## TASK INSTRUCTIONS
Include in the output only the lines from the opening of the records through the line containing "0.0225, 0.022, 0.0215];", each printed exactly; pictures are omitted.

Rows from a dataset of charts and code:
^^^^^^^^

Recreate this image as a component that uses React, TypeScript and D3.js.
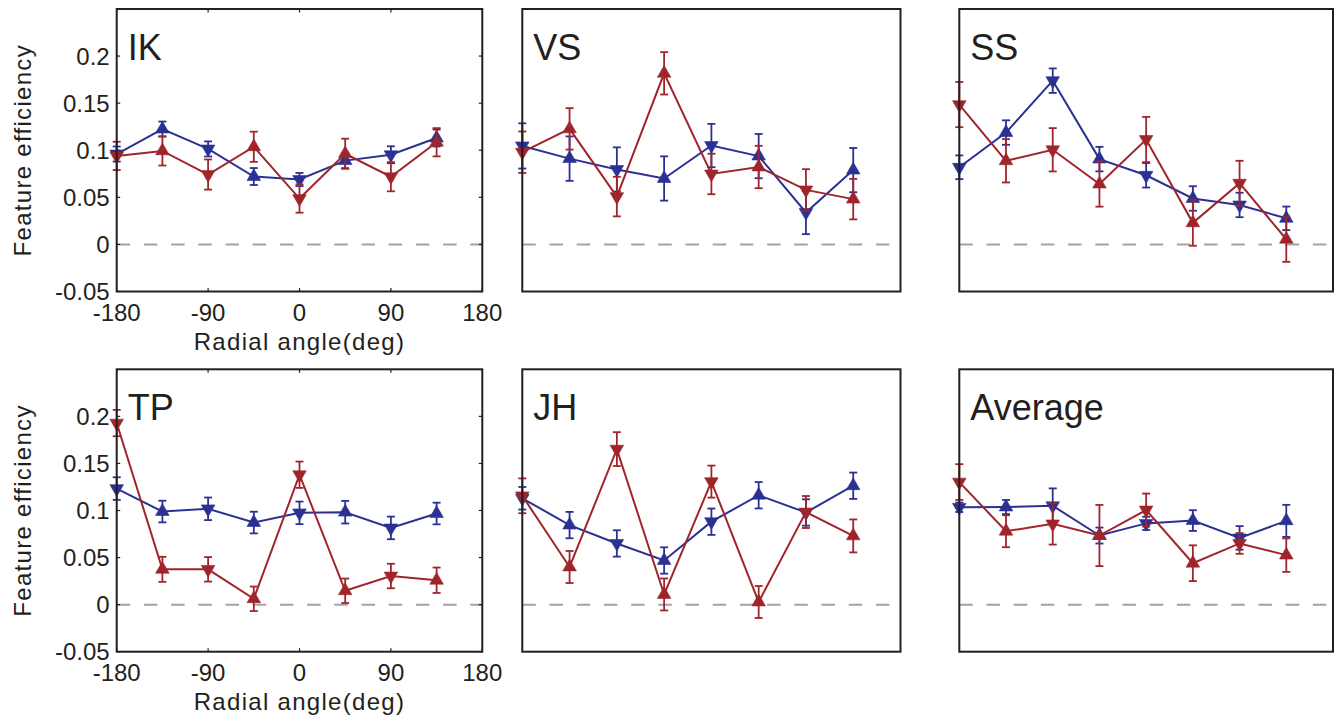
import React from "react";
import * as d3 from "d3";

const angles = [-180, -135, -90, -45, 0, 45, 90, 135];
const xTicks = [-180, -90, 0, 90, 180];
const yTicks = [-0.05, 0, 0.05, 0.1, 0.15, 0.2];
const yTickLabels = ["-0.05", "0", "0.05", "0.1", "0.15", "0.2"];
const panelNames = ["IK", "VS", "SS", "TP", "JH", "Average"];

const blueIK = [0.096, 0.1225, 0.1014, 0.0721, 0.0689, 0.089, 0.0952, 0.113];
const blueErrIK = [0.008, 0.008, 0.008, 0.009, 0.007, 0.008, 0.009, 0.009];
const redIK = [0.094, 0.0993, 0.0742, 0.1037, 0.0487, 0.0963, 0.0719, 0.1085];
const redErrIK = [0.015, 0.0155, 0.016, 0.016, 0.015, 0.016, 0.0155, 0.015];

const blueVS = [0.1046, 0.0911, 0.0796, 0.07, 0.105, 0.0938, 0.0339, 0.0789];
const blueErrVS = [0.024, 0.0236, 0.0235, 0.0235, 0.023, 0.0235, 0.023, 0.0235];
const redVS = [0.0979, 0.1227, 0.0508, 0.1817, 0.0748, 0.0822, 0.0579, 0.0481];
const redErrVS = [0.022, 0.022, 0.021, 0.0225, 0.0215, 0.0225, 0.022, 0.0215];

const blueSS = [0.0819, 0.1188, 0.1739, 0.0906, 0.0734, 0.0488, 0.0419, 0.0277];
const blueErrSS = [0.0126, 0.013, 0.013, 0.013, 0.013, 0.013, 0.013, 0.0125];
const redSS = [0.1485, 0.0888, 0.1005, 0.0641, 0.1114, 0.0229, 0.065, 0.0055];
const redErrSS = [0.024, 0.023, 0.023, 0.024, 0.024, 0.0243, 0.0238, 0.024];

const blueTP = [0.1233, 0.0989, 0.1018, 0.0872, 0.0975, 0.0982, 0.0815, 0.0968];
const blueErrTP = [0.012, 0.0115, 0.012, 0.0115, 0.012, 0.012, 0.012, 0.0115];
const redTP = [0.1929, 0.0375, 0.0375, 0.0062, 0.138, 0.0147, 0.0304, 0.0259];
const redErrTP = [0.014, 0.0133, 0.013, 0.013, 0.014, 0.013, 0.013, 0.0135];

const blueJH = [0.113, 0.0845, 0.065, 0.0469, 0.0881, 0.1162, 0.0979, 0.1263];
const blueErrJH = [0.012, 0.014, 0.014, 0.014, 0.014, 0.014, 0.014, 0.014];
const redJH = [0.1156, 0.04, 0.1652, 0.0108, 0.1307, 0.0028, 0.0984, 0.073];
const redErrJH = [0.0185, 0.017, 0.018, 0.017, 0.017, 0.017, 0.017, 0.0175];

const blueAvg = [0.1034, 0.1037, 0.105, 0.0734, 0.0863, 0.0893, 0.0709, 0.089];
const blueErrAvg = [0.005, 0.0075, 0.0185, 0.0085, 0.007, 0.011, 0.0125, 0.017];
const redAvg = [0.1302, 0.078, 0.0858, 0.0734, 0.1005, 0.044, 0.065, 0.0526];
const redErrAvg = [0.019, 0.017, 0.022, 0.0325, 0.0175, 0.019, 0.011, 0.0178];

const panelData = [
  { blue: blueIK, blueErr: blueErrIK, red: redIK, redErr: redErrIK },
  { blue: blueVS, blueErr: blueErrVS, red: redVS, redErr: redErrVS },
  { blue: blueSS, blueErr: blueErrSS, red: redSS, redErr: redErrSS },
  { blue: blueTP, blueErr: blueErrTP, red: redTP, redErr: redErrTP },
  { blue: blueJH, blueErr: blueErrJH, red: redJH, redErr: redErrJH },
  { blue: blueAvg, blueErr: blueErrAvg, red: redAvg, redErr: redErrAvg },
];

const BLUE = "#2b3192";
const RED = "#a0252b";
const INK = "#231f20";
const FONT = "'Liberation Sans', Arial, Helvetica, sans-serif";

const cols = [
  [116.7, 482.3],
  [522.3, 900.5],
  [959.3, 1333],
];
const rows = [
  [9, 291.5],
  [369.3, 651.7],
];

function Series({ x, y, vals, errs, color }) {
  const line = d3
    .line<number>()
    .x((_, i) => x(angles[i]))
    .y((d) => y(d));
  const tri = d3.symbol().type(d3.symbolTriangle).size(80)();
  return (
    <g>
      <path d={line(vals) || ""} fill="none" stroke={color} strokeWidth={2} />
      {vals.map((v, i) => {
        const cx = x(angles[i]);
        const yt = y(v + errs[i]);
        const yb = y(v - errs[i]);
        return (
          <g key={"e" + i} stroke={color} strokeWidth={1.8}>
            <line x1={cx} x2={cx} y1={yt} y2={yb} />
            <line x1={cx - 4} x2={cx + 4} y1={yt} y2={yt} />
            <line x1={cx - 4} x2={cx + 4} y1={yb} y2={yb} />
          </g>
        );
      })}
      {vals.map((v, i) => (
        <path
          key={"m" + i}
          d={tri || ""}
          transform={`translate(${x(angles[i])},${y(v)}) rotate(${i % 2 === 0 ? 180 : 0})`}
          fill={color}
          stroke={color}
          strokeWidth={0.6}
        />
      ))}
    </g>
  );
}

function Panel({ idx }) {
  const r = Math.floor(idx / 3);
  const c = idx % 3;
  const [x0, x1] = cols[c];
  const [y0, y1] = rows[r];
  const x = d3.scaleLinear().domain([-180, 180]).range([x0, x1]);
  const y = d3.scaleLinear().domain([-0.05, 0.25]).range([y1, y0]);
  const d = panelData[idx];
  const withAxes = c === 0;
  const tl = 3.5;
  return (
    <g>
      <line
        x1={x0}
        x2={x1}
        y1={y(0)}
        y2={y(0)}
        stroke="#a3a3a3"
        strokeWidth={2}
        strokeDasharray="13.5 13.7"
      />
      {withAxes && (
        <g stroke={INK} strokeWidth={1.2}>
          {yTicks.map((t) => (
            <g key={"yt" + t}>
              <line x1={x0} x2={x0 + tl} y1={y(t)} y2={y(t)} />
              <line x1={x1} x2={x1 - tl} y1={y(t)} y2={y(t)} />
            </g>
          ))}
          {xTicks.map((t) => (
            <g key={"xt" + t}>
              <line x1={x(t)} x2={x(t)} y1={y1} y2={y1 - tl} />
              <line x1={x(t)} x2={x(t)} y1={y0} y2={y0 + tl} />
            </g>
          ))}
        </g>
      )}
      <Series x={x} y={y} vals={d.blue} errs={d.blueErr} color={BLUE} />
      <Series x={x} y={y} vals={d.red} errs={d.redErr} color={RED} />
      <rect
        x={x0}
        y={y0}
        width={x1 - x0}
        height={y1 - y0}
        fill="none"
        stroke={INK}
        strokeWidth={2}
      />
      <text
        x={x0 + 11}
        y={y0 + 51}
        fontSize={36}
        fontFamily={FONT}
        fill={INK}
      >
        {panelNames[idx]}
      </text>
      {withAxes && (
        <g fontFamily={FONT} fill={INK}>
          {yTicks.map((t, i) => (
            <text
              key={"yl" + t}
              x={x0 - 7}
              y={y(t) + 8.5}
              fontSize={24}
              textAnchor="end"
            >
              {yTickLabels[i]}
            </text>
          ))}
          {xTicks.map((t) => (
            <text
              key={"xl" + t}
              x={x(t)}
              y={y1 + 29}
              fontSize={24}
              textAnchor="middle"
            >
              {t}
            </text>
          ))}
          <text
            x={(x0 + x1) / 2}
            y={y1 + 58}
            fontSize={24}
            letterSpacing={1.3}
            textAnchor="middle"
          >
            Radial angle(deg)
          </text>
          <text
            transform={`translate(${31},${(y0 + y1) / 2}) rotate(-90)`}
            fontSize={24}
            letterSpacing={1.3}
            textAnchor="middle"
          >
            Feature efficiency
          </text>
        </g>
      )}
    </g>
  );
}

export default function App() {
  return (
    <svg
      width={1334}
      height={717}
      style={{ position: "absolute", left: 0, top: 0, background: "#fff" }}
    >
      <rect width={1334} height={717} fill="#fff" />
      {panelNames.map((_, i) => (
        <Panel key={i} idx={i} />
      ))}
    </svg>
  );
}
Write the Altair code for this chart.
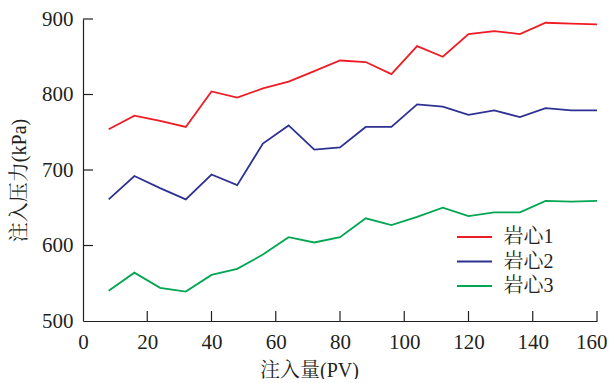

^^^^^^^^

## EXPECTED OUTPUT
Recreate this image as a component that uses React, TypeScript and D3.js.
import React from "react";
import * as d3 from "d3";

const angles = [-180, -135, -90, -45, 0, 45, 90, 135];
const xTicks = [-180, -90, 0, 90, 180];
const yTicks = [-0.05, 0, 0.05, 0.1, 0.15, 0.2];
const yTickLabels = ["-0.05", "0", "0.05", "0.1", "0.15", "0.2"];
const panelNames = ["IK", "VS", "SS", "TP", "JH", "Average"];

const blueIK = [0.096, 0.1225, 0.1014, 0.0721, 0.0689, 0.089, 0.0952, 0.113];
const blueErrIK = [0.008, 0.008, 0.008, 0.009, 0.007, 0.008, 0.009, 0.009];
const redIK = [0.094, 0.0993, 0.0742, 0.1037, 0.0487, 0.0963, 0.0719, 0.1085];
const redErrIK = [0.015, 0.0155, 0.016, 0.016, 0.015, 0.016, 0.0155, 0.015];

const blueVS = [0.1046, 0.0911, 0.0796, 0.07, 0.105, 0.0938, 0.0339, 0.0789];
const blueErrVS = [0.024, 0.0236, 0.0235, 0.0235, 0.023, 0.0235, 0.023, 0.0235];
const redVS = [0.0979, 0.1227, 0.0508, 0.1817, 0.0748, 0.0822, 0.0579, 0.0481];
const redErrVS = [0.022, 0.022, 0.021, 0.0225, 0.0215, 0.0225, 0.022, 0.0215];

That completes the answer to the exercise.